Preuve que la place des femmes dans l’univers des vins de Bourgogne ne fait que s’accroître, la Foire aux Vins de la Cave des Climats à Paris, qui était dédiée fin septembre… aux vigneronnes bourguignonnes ! « Depuis le début de l’aventure des Climats, nous avons eu la chance de rencontrer de merveilleuses vigneronnes en Bourgogne qui savent particulièrement mettre en valeur toute la subtilité des terroirs », expliquent Denis Jamet et Carole Colin, les propriétaires du restaurant et de la cave des Climats, dans le 7e arrondissement de Paris. « Dans cet univers encore largement masculin, nous avons eu envie de mettre en avant leur travail et leur talent chaque année, en leur dédiant notre Foire aux Vins ».

 

Première MOF

 

Poussons un peu les portes de la Bourgogne, pour saluer une femme, Pascaline Lepeltier, première femme à avoir été élue Meilleur Ouvrier de France à l’automne 2018. En 2016, en poste au restaurant Racines, à New York, elle décide de se présenter au concours.

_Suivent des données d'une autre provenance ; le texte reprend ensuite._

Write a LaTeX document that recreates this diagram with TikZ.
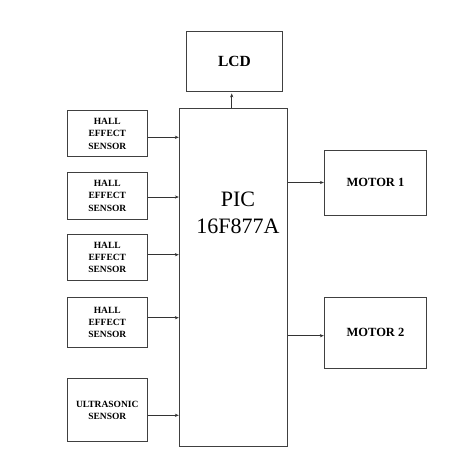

Et débute un entraînement intensif, qui durera deux ans.” C’est le diplôme qui m’intéressait le plus, ça va bien au-delà de la technicité savante, ça parle aussi beaucoup de transmission”, confiait la jeune femme dans les colonnes du magazine féminin Glamour. Celle-ci n’a jamais ressenti le fait d’être une femme sommelière comme une difficulté. “Le problème du manque de représentation féminine existe mais il est structurel, pas particulièrement lié au monde du vin”, explique-t-elle. « Comme partout, on est surtout beaucoup moins nombreuses à arriver à la tête d’une entreprise. Pareil pour les concours, qui demandent beaucoup de temps et beaucoup d’investissement personnel. C’est un sujet sur lequel la sommellerie doit encore progresser ».
En Bourgogne comme ailleurs, le train de la féminisation est bel et bien lancé. Saluons pour conclure la récente création d’une association, réunissant une dizaine de jeunes vigneronnes : Mi-filles Mi-raisins. Avec pour slogan, « discrètes mais pas secrètes », elles entendent faire la promotion d’appellations moinsconnues.